SaracensOver the last week the rugby world has had a real shake-up which has the potential to transform when and where we watch and play the game.
Bill Beaumont’s new role at the head of a much changed World Rugby will test his abilities as a diplomat and a leader, after the departing Bernard Lapasset diluted the power of the foundation Unions by adding three new members to the board.
Before and during Lapasset’s time in charge of the IRB, now World Rugby,
the foundation Unions of England, Wales, Scotland, Ireland, France, South Africa, Australia and New Zealand, held a cosy majority of the votes over the rest of the game.
By giving Georgia, Romania and the USA seats on the top table and increase them to two votes each, the balance has now swung in favour of the minor Unions.
Dealing with them will need the delicate diplomatic touch that Bill has become famous for over the years.
There will have to be a number of trade-offs to try and insure that mayhem doesn’t break out and yet already we are hearing some pretty silly comments.
The idea that by restructuring the global season, which seems to me to be about just one thing, moving the Six Nations to April, can reduce the workload on top players is ridiculous.
What makes it even more ridiculous is the thought that you could reduce that workload by adding more games.
The talk of an expanded Northern Hemisphere international competition to include Georgia and Romania would have to be prefaced by a number of games against those nations by the established Tier One nations to bring the new boys up to speed.
Then they would need time to adjust to an annual competition, just as Italy are still in the process of doing. Add to that a call for more cross border games at club level and an expanded European Cup.
Of course, depending which of Bill’s comments you believe, it will be either an expanded competition or two leagues with promotion and relegation.
Personally, I cannot see any situation where relegation would be agreed by any of the established nations as it would cause financial ruin to their established professional club structure if a Union were relegated and could no longer finance them.
Restructuring should make it possible to play all club games, including the European Cup, before you start the international window, which is what happens in the Southern Hemisphere where Super Rugby is played before the start of the Rugby Championship.
The question is, would our clubs be happy to finish their season before April or continue to play through a moved Six Nations?
Moving the Six Nations could be a prelude to the Premiership switching games to the summer months to bring them in line with the Super Rugby season, enabling the potential for Saracens owner Nigel Wray’s idea of a cross hemisphere Champions’ Cup, where the European champions play the Super Rugby winners as clubs look to increase their revenues and audience.
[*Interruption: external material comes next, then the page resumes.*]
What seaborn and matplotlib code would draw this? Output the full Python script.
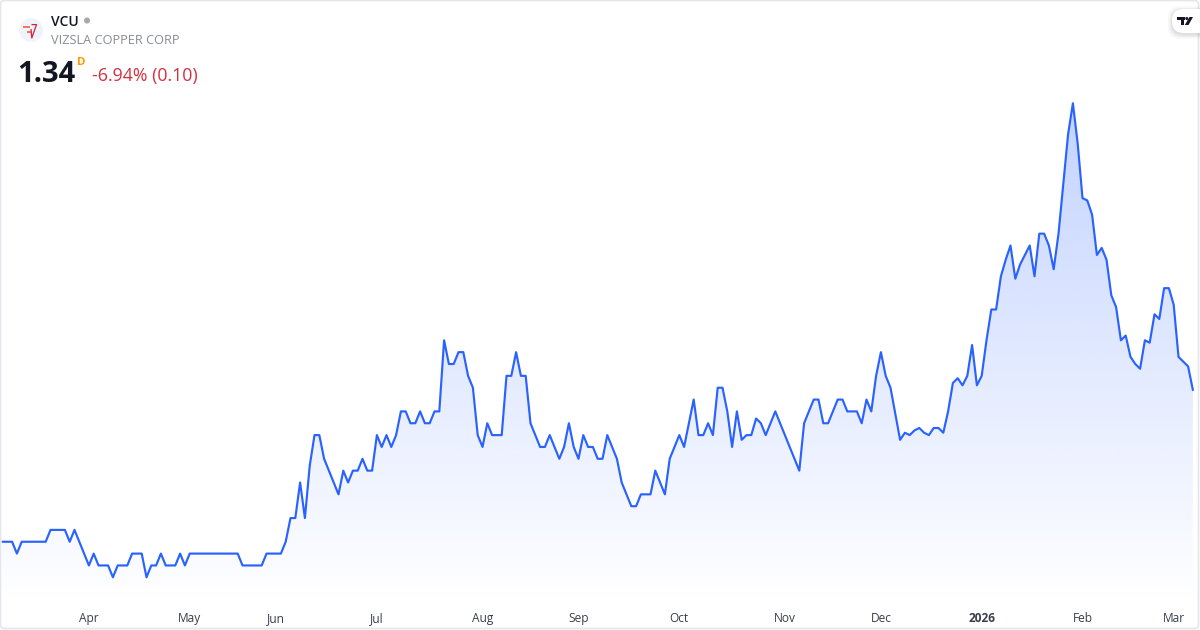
import numpy as np
import pandas as pd
import matplotlib.pyplot as plt
import seaborn as sns
from matplotlib.patches import Circle, FancyBboxPatch, Polygon

# Daily closes, one stretch per line
close = [
    0.70, 0.70, 0.70, 0.65, 0.70, 0.70, 0.70, 0.70, 0.70, 0.70,
    0.75, 0.75, 0.75, 0.75, 0.70, 0.75, 0.70, 0.65, 0.60, 0.65,
    0.60, 0.60, 0.60, 0.55, 0.60, 0.60, 0.60, 0.65, 0.65, 0.65,
    0.55, 0.60, 0.60, 0.65, 0.60, 0.60, 0.60, 0.65, 0.60, 0.65,
    0.65, 0.65, 0.65, 0.65, 0.65, 0.65, 0.65, 0.65, 0.65, 0.65,
    0.60, 0.60, 0.60, 0.60, 0.60, 0.65, 0.65, 0.65, 0.65, 0.70,
    0.80, 0.80, 0.95, 0.80, 1.02, 1.15, 1.15, 1.05, 1.00, 0.95,
    0.90, 1.00, 0.95, 1.00, 1.00, 1.05, 1.00, 1.00, 1.15, 1.10,
    1.15, 1.10, 1.15, 1.25, 1.25, 1.20, 1.20, 1.25, 1.20, 1.20,
    1.25, 1.25, 1.55, 1.45, 1.45, 1.50, 1.50, 1.40, 1.35, 1.15,
    1.10, 1.20, 1.15, 1.15, 1.15, 1.40, 1.40, 1.50, 1.40, 1.40,
    1.20, 1.15, 1.10, 1.10, 1.15, 1.10, 1.05, 1.10, 1.20, 1.10,
    1.05, 1.15, 1.10, 1.10, 1.05, 1.05, 1.15, 1.10, 1.05, 0.95,
    0.90, 0.85, 0.85, 0.90, 0.90, 0.90, 1.00, 0.95, 0.90, 1.05,
    1.10, 1.15, 1.10, 1.20, 1.30, 1.15, 1.15, 1.20, 1.15, 1.35,
    1.35, 1.25, 1.10, 1.25, 1.13, 1.15, 1.15, 1.22, 1.20, 1.15,
    1.20, 1.25, 1.20, 1.15, 1.10, 1.05, 1.00, 1.20, 1.25, 1.30,
    1.30, 1.20, 1.20, 1.25, 1.30, 1.30, 1.25, 1.25, 1.25, 1.20,
    1.30, 1.25, 1.40, 1.50, 1.40, 1.35, 1.24, 1.13, 1.16, 1.15,
    1.17, 1.18, 1.16, 1.15, 1.18, 1.18, 1.16, 1.25, 1.37, 1.39,
    1.36, 1.40, 1.53, 1.36, 1.40, 1.55, 1.68, 1.68, 1.82, 1.89,
    1.95, 1.81, 1.87, 1.91, 1.95, 1.82, 2.00, 2.00, 1.95, 1.85,
    2.00, 2.21, 2.42, 2.55, 2.38, 2.15, 2.14, 2.08, 1.91, 1.94,
    1.89, 1.74, 1.69, 1.55, 1.57, 1.48, 1.45, 1.43, 1.55, 1.54,
    1.66, 1.64, 1.77, 1.77, 1.70, 1.48, 1.46, 1.44, 1.34,
]
month_labels = ['Apr', 'May', 'Jun', 'Jul', 'Aug', 'Sep', 'Oct', 'Nov', 'Dec', '2026', 'Feb', 'Mar']
month_starts = [18, 39, 57, 78, 100, 120, 141, 163, 183, 204, 225, 244]

LINE = '#2962FF'
W, H = 1200, 630
FILL_END = 604  # pixel row where the area gradient reaches white

sns.set_theme(style='white')
plt.rcParams['font.family'] = ['Open Sans', 'DejaVu Sans']

df = pd.DataFrame({'session': np.arange(len(close)), 'close': close})

fig = plt.figure(figsize=(12, 6.3), dpi=100, facecolor='white')
ax = fig.add_axes([0, 0, 1, 1])
ax.patch.set_alpha(0)

# axis limits put one session at 4.8 px and one dollar at 237 px
ymin = 1.35 + (387.7 - H) / 237
ymax = 1.35 + 387.7 / 237
fill_floor = 1.35 + (387.7 - FILL_END) / 237

# gradient under the line, clipped to the area below the closes
band = ax.fill_between(df['session'], df['close'], fill_floor, facecolor='none', edgecolor='none')
grad = np.zeros((256, 2, 4))
grad[..., 0] = 41 / 255
grad[..., 1] = 98 / 255
grad[..., 2] = 1.0
grad[..., 3] = np.linspace(0.28, 0, 256)[:, None]
img = ax.imshow(grad, extent=(0, len(close) - 1, fill_floor, df['close'].max()), aspect='auto', zorder=1)
img.set_clip_path(band.get_paths()[0], ax.transData)

sns.lineplot(data=df, x='session', y='close', color=LINE, linewidth=1.55, ax=ax, zorder=3, errorbar=None)

ax.set_xlim(-2.5 / 4.8, (W - 2.5) / 4.8)
ax.set_ylim(ymin, ymax)
ax.set_xlabel('')
ax.set_ylabel('')
ax.set_yticks([])
ax.set_xticks(month_starts)
ax.set_xticklabels(month_labels, fontsize=8.6, color='#3a3e4a')
ax.get_xticklabels()[month_labels.index('2026')].set_fontweight('bold')
ax.tick_params(axis='x', length=0, pad=-13, direction='in')
sns.despine(ax=ax, left=True, bottom=True)

# overlay in pixel coordinates for the header, logos and card border
ov = fig.add_axes([0, 0, 1, 1])
ov.set_xlim(0, W)
ov.set_ylim(H, 0)
ov.axis('off')
ov.patch.set_alpha(0)

ov.add_patch(FancyBboxPatch((0.5, 0.5), W - 2, H - 2, boxstyle='round,pad=0,rounding_size=4',
                            facecolor='none', edgecolor='#e4e6ec', linewidth=1.2))

# symbol logo
ov.add_patch(Circle((31, 30), 12, facecolor='#f0f3fa', edgecolor='none'))
ov.plot([23.3, 30], [26.7, 26.7], color='#f0502d', lw=1.1, solid_capstyle='butt')
ov.plot([26.5, 30.8], [32, 32], color='#f0502d', lw=1.1, solid_capstyle='butt')
ov.plot([31.5, 36.5, 31.8, 31], [24.6, 24.6, 38, 29], color='#d91f3c', lw=0.9, solid_capstyle='butt')

ov.text(51, 21.5, 'VCU', fontsize=10, fontweight='semibold', color='#131722', va='center', ha='left')
ov.add_patch(Circle((87, 20.5), 3, facecolor='#a8a8a8', edgecolor='none'))
ov.text(51, 41, 'VIZSLA COPPER CORP', fontsize=9.2, color='#8a8d96', va='center', ha='left')
ov.text(17, 74, '1.34', fontsize=21, fontweight='bold', color='#131722', va='center', ha='left')
ov.text(77, 62.5, 'D', fontsize=8.2, fontweight='bold', color='#ff9800', va='center', ha='left')
ov.text(92, 76, '-6.94% (0.10)', fontsize=12.8, color='#d4303f', va='center', ha='left')

# TradingView badge in the top right corner
for grow, alpha in [(4, 0.03), (2.5, 0.04), (1, 0.05)]:
    ov.add_patch(FancyBboxPatch((1172 - grow, 9 - grow + 1.5), 50 + 2 * grow, 24 + 2 * grow,
                                boxstyle='round,pad=0,rounding_size=12', facecolor='black',
                                edgecolor='none', alpha=alpha, clip_on=True))
ov.add_patch(FancyBboxPatch((1172, 9), 50, 24, boxstyle='round,pad=0,rounding_size=12',
                            facecolor='white', edgecolor='none'))
ov.add_patch(Polygon([(1177, 17), (1185, 17), (1185, 20), (1184, 20), (1184, 25), (1180.5, 25),
                      (1180.5, 20), (1177, 20)], closed=True, facecolor='#131722', edgecolor='none'))
ov.add_patch(Circle((1186.8, 18.5), 1.5, facecolor='#131722', edgecolor='none'))
ov.add_patch(Polygon([(1189.5, 17), (1193, 17), (1188.5, 25), (1184.8, 25)], closed=True,
                     facecolor='#131722', edgecolor='none'))

fig.savefig('out.png', dpi=100)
However, if it happened it could bring a conflict with RWC and undermine that competition’s unique commercial value as the only multi-country international competition involving both hemispheres.
All this supposes the one fact that no-one has mentioned – and that is the main financer of the game, television, would be happy to change the schedules around to accommodate the new competition at a rate that makes financial sense for all involved.  Despite an increased number of TV companies it certainly isn’t definite as any move would bring the Six Nations into conflict with other sporting events held during that month.
How Bill manages to deal with the curve ball that Lapasset has left him will be interesting to see.
Congratulations to Saracens as they have finally made it from bridesmaids to bride and won the big prize in Europe, the Champions’ Cup. What has been a long uphill struggle for Sarries has finally paid off, thanks to the unstinting support of Nigel Wray who, over the years, has piled millions into transforming the club from chumps to champs.
Sarries truly had the gods with them last week as the heavens opened and ensured that it would be a dire game that would suit Sarries’ style of power runners, claustrophobic defence and kicking penalty points.
I am not knocking Sarries by saying that. They are an honest and open team of players who believe in what they are coached and make it work.
Having said that, it does help to have one of the biggest multi-international player squads in the Premiership, enabling them to sweep all before them even during the international window.
Finishing the regular season with just four defeats is testament to their strength in depth built up over the years and all within the wage cap.
With a bit of luck, winning the European Champions Cup will help attract the fans the club deserves, although they would then have to dramatically increase the 10,000 capacity of Allianz Park to accommodate them.